Por José Manuel Simián, desde Nueva York Abril 1, 2016

Cuando un día de 2006 el ex luchador Hulk Hogan tuvo la ocurrencia de acostarse con Heather Clem —entonces mujer de su entonces mejor amigo— no podía sospechar que con ello podría terminar redefiniendo los límites de la privacidad y la libertad de expresión en Estados Unidos. Los hechos de ese evento son tan borrosos y espurios como la propia leyenda de Hogan (nombre legal: Terry Bollea), pero esto es lo que sabemos de su propia boca: según él, por esos días estaba deprimido a causa de su inminente divorcio, y su amigo Todd Clem —un locutor radial que se había cambiado legalmente el nombre a “Bubba the Love Sponge”— le dio cancha libre para que se acostara con su esposa. Lo que según él desconocía (y aquí las versiones han ido cambiando) es que su amigo lo estaba filmando, y que en 2012 ese video terminaría siendo publicado por el sitio de internet Gawker.

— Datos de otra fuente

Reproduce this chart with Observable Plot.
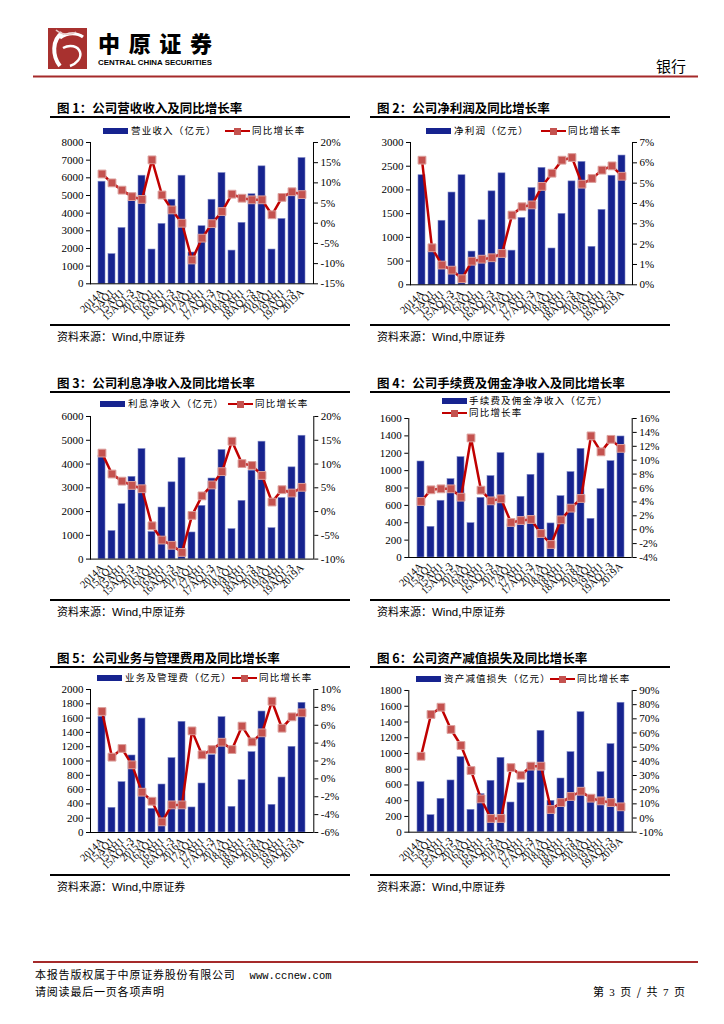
<!DOCTYPE html>
<html><head><meta charset="utf-8">
<script src="https://cdn.jsdelivr.net/npm/d3@7"></script>
<script src="https://cdn.jsdelivr.net/npm/@observablehq/plot@0.6"></script>
<style>
body{margin:0;background:#fff;}
#page{position:relative;width:724px;height:1024px;overflow:hidden;font-family:"Noto Sans CJK SC",sans-serif;color:#000;background:#fff;}
.a{position:absolute;white-space:nowrap;line-height:1;}
.title{font-size:12.5px;font-weight:bold;}
.leg{font-size:9.5px;letter-spacing:1.2px;}
.src{font-size:11px;}
.src span{font-family:"Liberation Sans",Arial,sans-serif;font-size:11.5px;}
svg{overflow:visible;}
</style></head><body><div id="page"></div>
<script>
// ---------- data ----------
const categories = ["2014A","15AQ1","15AH1","15AQ1-3","2015A","16AQ1","16AH1","16AQ1-3","2016A","17AQ1","17AH1","17AQ1-3","2017A","18AQ1","18AH1","18AQ1-3","2018A","19AQ1","19AH1","19AQ1-3","2019A"];

const revenue       = [5780,1680,3160,4700,6120,1940,3390,4760,6120,1770,3260,4760,6270,1880,3450,5070,6650,1940,3670,5100,7120];
const revenueGrowth = [12.2,10.0,8.2,6.6,5.9,15.7,7.0,3.3,0.0,-9.1,-3.7,-0.1,2.9,7.2,6.2,5.8,5.8,2.1,6.4,7.8,7.1];

const netProfit       = [2310,690,1350,1945,2310,700,1360,1970,2350,720,1410,2040,2465,765,1495,2180,2590,800,1580,2300,2725];
const netProfitGrowth = [6.13,1.82,0.97,0.72,0.30,1.16,1.26,1.33,1.54,3.43,3.84,3.93,4.84,5.49,6.13,6.26,4.95,5.23,5.64,5.85,5.34];

const interestIncome       = [4350,1180,2310,3460,4630,1140,2170,3230,4250,1120,2240,3390,4590,1260,2450,3720,4940,1300,2570,3860,5190];
const interestIncomeGrowth = [12.3,7.9,6.4,5.5,4.8,-3.0,-6.0,-7.1,-8.6,-0.8,3.3,5.6,8.4,14.8,10.1,9.7,7.6,2.0,4.6,3.9,5.1];

const feeIncome       = [1105,353,653,902,1155,395,687,937,1202,380,699,952,1198,392,706,983,1251,445,787,1109,1393];
const feeIncomeGrowth = [4.06,5.74,5.88,5.88,4.68,13.2,5.69,4.15,4.44,1.04,1.32,1.47,-0.55,-2.13,1.42,3.10,4.49,13.5,11.2,13.0,11.7];

const opex       = [1618,345,704,1077,1594,331,671,1040,1548,350,685,1082,1613,359,732,1124,1692,387,769,1198,1814];
const opexGrowth = [7.54,2.43,3.40,1.57,-1.49,-2.50,-4.81,-2.91,-2.91,5.37,2.69,3.28,4.10,3.28,5.90,4.14,5.15,8.69,5.67,6.94,7.39];

const impairment       = [636,216,424,657,953,284,483,653,945,377,623,877,1288,398,682,1017,1525,430,763,1119,1644];
const impairmentGrowth = [43.6,73.1,78.2,62.5,51.2,33.5,13.5,-0.3,-0.3,35.6,30.2,36.6,36.6,6.0,10.9,15.2,18.9,14.0,12.1,10.9,7.9];

const ticksRevenue  = [0,1000,2000,3000,4000,5000,6000,7000,8000];
const ticksRevenueG = [-15,-10,-5,0,5,10,15,20];
const ticksProfit   = [0,500,1000,1500,2000,2500,3000];
const ticksProfitG  = [0,1,2,3,4,5,6,7];
const ticksNII      = [0,1000,2000,3000,4000,5000,6000];
const ticksNIIG     = [-10,-5,0,5,10,15,20];
const ticksFee      = [0,200,400,600,800,1000,1200,1400,1600];
const ticksFeeG     = [-4,-2,0,2,4,6,8,10,12,14,16];
const ticksOpex     = [0,200,400,600,800,1000,1200,1400,1600,1800,2000];
const ticksOpexG    = [-6,-4,-2,0,2,4,6,8,10];
const ticksImp      = [0,200,400,600,800,1000,1200,1400,1600,1800];
const ticksImpG     = [-10,0,10,20,30,40,50,60,70,80,90];

const titles = ["图 1：公司营收收入及同比增长率","图 2：公司净利润及同比增长率","图 3：公司利息净收入及同比增长率","图 4：公司手续费及佣金净收入及同比增长率","图 5：公司业务与管理费用及同比增长率","图 6：公司资产减值损失及同比增长率"];
const barNames = ["营业收入（亿元）","净利润（亿元）","利息净收入（亿元）","手续费及佣金净收入（亿元）","业务及管理费（亿元）","资产减值损失（亿元）"];
const lineName = "同比增长率";
const sourceText = "资料来源：";

const BAR = "#16238f", LINE = "#c00000", MARK = "#c4524f";

// ---------- layout ----------
const page = document.getElementById("page");
function el(tag, cls, css, html){const e=document.createElement(tag); if(cls) e.className=cls; Object.assign(e.style, css||{}); if(html!=null) e.innerHTML=html; page.appendChild(e); return e;}

// header
el("div","a",{left:"0",top:"0",width:"724px",height:"80px"},
 `<svg width="724" height="80">
   <rect x="48" y="28" width="39" height="41" fill="#a8312f"/>
   <path d="M62 33 C52 40 52 56 60 66" stroke="#fff" stroke-width="4" fill="none"/>
   <path d="M60 38 C68 32 78 33 83 37" stroke="#fff" stroke-width="3" fill="none"/>
   <path d="M63 48 C70 44 78 46 80 52 C82 58 76 64 70 66" stroke="#fff" stroke-width="2.5" fill="none"/>
   <path d="M56 30 C60 34 70 36 76 32" stroke="#e8c7c5" stroke-width="1.5" fill="none"/>
   <text x="98" y="52" font-family="Noto Sans CJK SC" font-weight="900" font-size="22" textLength="114" lengthAdjust="spacing">中原证券</text>
   <text x="98" y="65" font-family="Liberation Sans" font-weight="bold" font-size="7.5" textLength="114" lengthAdjust="spacingAndGlyphs">CENTRAL CHINA SECURITIES</text>
   <text x="686" y="72" text-anchor="end" font-family="Noto Sans CJK SC" font-size="15">银行</text>
   <rect x="33" y="75.5" width="665" height="2" fill="#a52a2a"/>
 </svg>`);

// footer
el("div","a",{left:"33px",top:"961px",width:"665px",height:"2px",background:"#a52a2a"});
el("div","a",{left:"35px",top:"969px",fontSize:"11px",letterSpacing:"0.8px"},'本报告版权属于中原证券股份有限公司<span style="font-family:\'Liberation Mono\',monospace;font-size:10.5px;letter-spacing:0;margin-left:14px">www.ccnew.com</span>');
el("div","a",{left:"35px",top:"986px",fontSize:"11px",letterSpacing:"0.8px"},"请阅读最后一页各项声明");
el("div","a",{left:"573px",top:"986px",width:"112px",textAlign:"right",fontSize:"11px",wordSpacing:"3px"},'第 <span style="font-family:\'Liberation Serif\'">3</span> 页 / 共 <span style="font-family:\'Liberation Serif\'">7</span> 页');

const panels = [
  {x0:50, y0:95, bars:revenue, growth:revenueGrowth, yt:ticksRevenue, gt:ticksRevenueG, L:90, R:313, T:141.7, B:283,
   leg:[{type:"bar",x:103,y:131},{type:"text",x:131,y:131,i:0},{type:"line",x:225,y:131},{type:"ltext",x:252,y:131}]},
  {x0:370, y0:95, bars:netProfit, growth:netProfitGrowth, yt:ticksProfit, gt:ticksProfitG, L:410, R:632, T:141.7, B:284,
   leg:[{type:"bar",x:426,y:131},{type:"text",x:454,y:131,i:1},{type:"line",x:541,y:131},{type:"ltext",x:568,y:131}]},
  {x0:50, y0:370, bars:interestIncome, growth:interestIncomeGrowth, yt:ticksNII, gt:ticksNIIG, L:90, R:313.3, T:415.7, B:558.3,
   leg:[{type:"bar",x:100,y:404},{type:"text",x:128,y:404,i:2},{type:"line",x:228,y:404},{type:"ltext",x:255,y:404}]},
  {x0:370, y0:370, bars:feeIncome, growth:feeIncomeGrowth, yt:ticksFee, gt:ticksFeeG, L:408.3, R:631.7, T:417.7, B:556.7,
   leg:[{type:"bar",x:442,y:401},{type:"text",x:469,y:401,i:3},{type:"line",x:442,y:413},{type:"ltext",x:469,y:413}]},
  {x0:50, y0:645, bars:opex, growth:opexGrowth, yt:ticksOpex, gt:ticksOpexG, L:90, R:313.3, T:689.3, B:832.3,
   leg:[{type:"bar",x:97,y:678},{type:"text",x:125,y:678,i:4},{type:"line",x:232,y:678},{type:"ltext",x:259,y:678}]},
  {x0:370, y0:645, bars:impairment, growth:impairmentGrowth, yt:ticksImp, gt:ticksImpG, L:408.3, R:631.7, T:690, B:831.7,
   leg:[{type:"bar",x:416,y:679},{type:"text",x:444,y:679,i:5},{type:"line",x:550,y:679},{type:"ltext",x:577,y:679}]}
];

function makeChart(p){
  const yMax = p.yt[p.yt.length-1];
  const gMin = p.gt[0], gMax = p.gt[p.gt.length-1];
  const toY = g => (g-gMin)/(gMax-gMin)*yMax;
  const fromY = y => gMin + y/yMax*(gMax-gMin);
  const data = categories.map((k,i)=>({k, v:p.bars[i], g:p.growth[i]}));
  const mt = 7, mb = 46;
  return Plot.plot({
    width:300, height:(p.B-p.T)+mt+mb,
    marginLeft:p.L-p.x0, marginRight:p.x0+300-p.R, marginTop:mt, marginBottom:mb,
    style:{fontFamily:"'Liberation Serif',serif", fontSize:"11px", color:"#000", background:"transparent", overflow:"visible"},
    x:{domain:categories, paddingInner:0.35, paddingOuter:0.2, axis:null},
    y:{domain:[0,yMax], axis:null},
    marks:[
      Plot.barY(data,{x:"k", y:"v", fill:BAR, stroke:"#7d86c4", strokeWidth:0.6}),
      Plot.ruleY([0],{stroke:"#000", strokeWidth:1}),
      Plot.frame({anchor:"left", stroke:"#000"}),
      Plot.frame({anchor:"right", stroke:"#000"}),
      Plot.axisY(p.yt,{anchor:"left", tickSize:4, tickPadding:3, label:null, tickFormat:d=>String(d)}),
      Plot.axisY(p.gt.map(toY),{anchor:"right", tickSize:4, tickPadding:3, label:null, tickFormat:y=>Math.round(fromY(y))+"%"}),
      Plot.axisX({tickRotate:-45, tickSize:0, tickPadding:7, label:null, fontSize:10.5}),
      Plot.line(data,{x:"k", y:d=>toY(d.g), stroke:LINE, strokeWidth:2.5}),
      Plot.dot(data,{x:"k", y:d=>toY(d.g), symbol:"square", r:4.4, fill:MARK, stroke:"#dca09d", strokeWidth:1})
    ]
  });
}

panels.forEach((p,idx)=>{
  const dy = p.y0 - 95;
  el("div","a title",{left:(p.x0+7)+"px", top:(102+dy)+"px"}, titles[idx]);
  el("div","a",{left:p.x0+"px", top:(115.5+dy)+"px", width:"300px", height:"2px", background:"#000"});
  p.leg.forEach(l=>{
    if(l.type==="bar") el("div","a",{left:l.x+"px", top:(l.y-3)+"px", width:"25px", height:"6px", background:BAR});
    if(l.type==="line"){
      el("div","a",{left:l.x+"px", top:(l.y-1.2)+"px", width:"25px", height:"2.4px", background:LINE});
      el("div","a",{left:(l.x+9)+"px", top:(l.y-3.5)+"px", width:"7px", height:"7px", background:MARK});
    }
    if(l.type==="text") el("div","a leg",{left:l.x+"px", top:(l.y-5.5)+"px"}, barNames[l.i]);
    if(l.type==="ltext") el("div","a leg",{left:l.x+"px", top:(l.y-5.5)+"px"}, lineName);
  });
  const svgWrap = el("div","a",{left:p.x0+"px", top:(p.T-7)+"px"});
  svgWrap.appendChild(makeChart(p));
  el("div","a",{left:p.x0+"px", top:(324+dy)+"px", width:"300px", height:"2px", background:"#000"});
  el("div","a src",{left:(p.x0+7)+"px", top:(331+dy)+"px"}, sourceText+'<span>Wind</span>,中原证券');
});
</script></body></html>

Hogan, cuya carrera iba en claro descenso, inició acciones judiciales para que Gawker borrara el video, pero la compañía neoyorquina se rehusó. Mal que mal, la empresa fundada en 2002 por el periodista británico Nick Denton había hecho de su temeridad marca registrada, y del contestar demandas judiciales un ítem de su presupuesto. Denton, educado en Oxford y ex periodista del Financial Times, afirmaba por entonces que si algo era interesante para alguien, era noticia, y que correría a publicarla. Ello lo había llevado incluso a defender artículos que daban a conocer la homosexualidad de personajes públicos (a pesar de el propio Denton es homosexual), así como posteos de quienes divulgaban aventuras sexuales con famosos que no tenían otro valor que el puro chisme. Esta idea de “transparencia radical” de Denton a la hora de definir las noticias se aplicaba también en teoría a su propia compañía, lo que los llevó a publicar sus memos internos y posteos donde sus empleados lo criticaban.

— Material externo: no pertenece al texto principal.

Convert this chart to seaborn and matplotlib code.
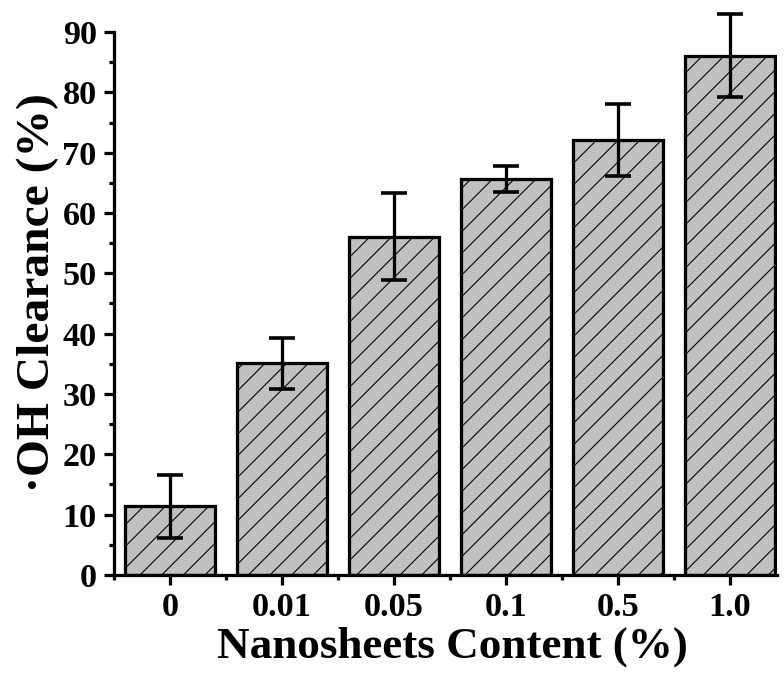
import matplotlib
matplotlib.use("Agg")
import matplotlib.pyplot as plt
from matplotlib.ticker import MultipleLocator, FixedLocator
import seaborn as sns
import pandas as pd

categories = ["0", "0.01", "0.05", "0.1", "0.5", "1.0"]
clearance = [11.4, 35.1, 56.1, 65.6, 72.1, 86.1]
errors = [5.2, 4.2, 7.2, 2.2, 6.0, 6.9]

sns.set_style("ticks")
plt.rcParams['font.family'] = ['Liberation Serif', 'DejaVu Serif']
plt.rcParams['font.weight'] = 'bold'
plt.rcParams['hatch.linewidth'] = 0.6
plt.rcParams['hatch.color'] = 'black'
for k in ['text.color', 'axes.labelcolor', 'xtick.color', 'ytick.color', 'axes.edgecolor']:
    plt.rcParams[k] = 'black'

DPI = 130
fig = plt.figure(figsize=(784 / DPI, 677 / DPI), dpi=DPI)
ax = fig.add_axes([0.1454, 0.1507, 0.991 - 0.1454, 0.9527 - 0.1507])

df = pd.DataFrame({"content": categories, "clearance": clearance})
sns.barplot(data=df, x="content", y="clearance", order=categories,
            color="#c0c0c0", saturation=1, edgecolor="black", linewidth=1.8,
            width=0.8, errorbar=None, ax=ax, zorder=2)
for p in ax.patches:
    p.set_hatch("//")

ax.errorbar(range(len(categories)), clearance, yerr=errors, fmt="none",
            ecolor="black", elinewidth=1.8, capsize=7, capthick=2.0,
            zorder=5, clip_on=False)

ax.set_xlim(-0.5, 5.42)
ax.set_ylim(0, 90)
ax.yaxis.set_major_locator(MultipleLocator(10))
ax.yaxis.set_minor_locator(MultipleLocator(5))
ax.xaxis.set_minor_locator(FixedLocator([-0.5, 0.5, 1.5, 2.5, 3.5, 4.5]))

for s in ["top", "right"]:
    ax.spines[s].set_visible(False)
for s in ["left", "bottom"]:
    ax.spines[s].set_linewidth(1.8)
    ax.spines[s].set_color("black")

ax.tick_params(axis="both", which="major", length=5.5, width=1.8,
               labelsize=19, direction="out", pad=4, colors="black")
ax.tick_params(axis="both", which="minor", length=2.8, width=1.8,
               direction="out", colors="black")
for lab in ax.get_xticklabels() + ax.get_yticklabels():
    lab.set_fontweight("bold")

ax.set_xlabel("Nanosheets Content (%)", fontsize=25, fontweight="bold",
              labelpad=2, color="black")
ax.set_ylabel("\u00b7OH Clearance (%)", fontsize=26.3, fontweight="bold",
              labelpad=2, color="black")
ax.xaxis.label.set_x(0.511)
ax.yaxis.label.set_y(0.521)

fig.savefig("out.png", dpi=DPI)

Pero ninguno de los juicios previos había hecho tambalear a Gawker —que el año pasado se mudó de sus oficinas estilo start-up en un loft de SoHo a lujosas instalaciones en la Quinta Avenida— tanto como la demanda civil por US$100 millones que Hogan les interpuso por conceptos de daños a raíz de la publicación del video en un tribunal de Florida. Denton, algo asustado pero desafiante, publicó un texto titulado “El precio de un periodismo libre”, donde entre otras cosas, decía que él no había elegido ser el Larry Flynt de su generación (en referencia al fundador de la revista Hustler, quien en 1988 ganó por unanimidad un célebre juicio de libertad de expresión en la Corte Suprema de Estados Unidos), pero que “el derecho se hace de historias y casos como éste”.

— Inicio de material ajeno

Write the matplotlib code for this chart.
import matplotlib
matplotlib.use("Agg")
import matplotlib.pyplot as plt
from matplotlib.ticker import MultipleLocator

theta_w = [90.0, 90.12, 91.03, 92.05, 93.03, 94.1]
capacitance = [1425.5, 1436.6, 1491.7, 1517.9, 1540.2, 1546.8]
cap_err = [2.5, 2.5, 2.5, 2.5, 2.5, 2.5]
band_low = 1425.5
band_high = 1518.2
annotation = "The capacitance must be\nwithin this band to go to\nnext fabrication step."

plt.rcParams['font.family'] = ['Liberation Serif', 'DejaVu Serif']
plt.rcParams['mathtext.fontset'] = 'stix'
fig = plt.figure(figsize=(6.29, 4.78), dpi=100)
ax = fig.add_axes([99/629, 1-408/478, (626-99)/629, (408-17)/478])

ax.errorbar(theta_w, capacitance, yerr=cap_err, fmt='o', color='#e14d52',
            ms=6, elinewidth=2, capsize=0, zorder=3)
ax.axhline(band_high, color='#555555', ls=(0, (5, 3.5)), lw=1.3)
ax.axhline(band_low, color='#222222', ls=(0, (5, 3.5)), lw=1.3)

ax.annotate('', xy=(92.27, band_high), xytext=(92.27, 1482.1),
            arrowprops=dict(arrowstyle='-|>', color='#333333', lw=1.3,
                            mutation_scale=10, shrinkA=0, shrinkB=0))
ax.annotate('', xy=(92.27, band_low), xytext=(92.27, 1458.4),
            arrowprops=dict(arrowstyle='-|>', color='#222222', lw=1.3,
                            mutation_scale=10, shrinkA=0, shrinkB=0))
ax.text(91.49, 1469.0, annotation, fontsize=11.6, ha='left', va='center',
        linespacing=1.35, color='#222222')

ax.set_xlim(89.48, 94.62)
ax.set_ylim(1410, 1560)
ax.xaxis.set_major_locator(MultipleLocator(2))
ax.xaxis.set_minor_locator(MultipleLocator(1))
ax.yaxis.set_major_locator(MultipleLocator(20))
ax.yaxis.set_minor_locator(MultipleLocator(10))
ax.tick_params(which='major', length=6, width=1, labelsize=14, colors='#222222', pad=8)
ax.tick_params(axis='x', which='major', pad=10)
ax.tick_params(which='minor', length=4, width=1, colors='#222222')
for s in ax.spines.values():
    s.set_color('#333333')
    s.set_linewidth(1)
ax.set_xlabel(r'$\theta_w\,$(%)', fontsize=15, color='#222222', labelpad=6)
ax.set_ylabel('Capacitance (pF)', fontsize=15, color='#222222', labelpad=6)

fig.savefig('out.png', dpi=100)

En esto último, Denton tenía toda la razón. Sin importar que tanto las motivaciones de Hogan —quien en el juicio dijo que todas las veces que se había vanagloriado de su vida privada en público, lo había hecho como su personaje, no como Terry Bollea, el hombre cuya honra había sido dañada— como las discutibles (y ahora cambiantes) teorías sobre el valor noticioso del chisme de Denton sean poco defendibles, Bollea vs. Gawker podría terminar siendo el juicio de libertad de expresión más importante de la era de internet, un caso donde se termine redefiniendo lo que es de interés público y el límite del derecho a la privacidad para una figura pública.

En primera instancia, el jurado falló en contra de Gawker, asignándole a Hogan US$140 millones (más de lo pedido en la demanda y con daños punitivos). Denton ha prometido llevar su defensa radical de la libertad de expresión hasta la última instancia: “Los beneficios de ser alguien público tienen un precio, y para Hogan, cuya vida completa es una escenificación, ello se trata de un compromiso de tiempo completo y de largo aliento”. Este cachacascán apenas comienza.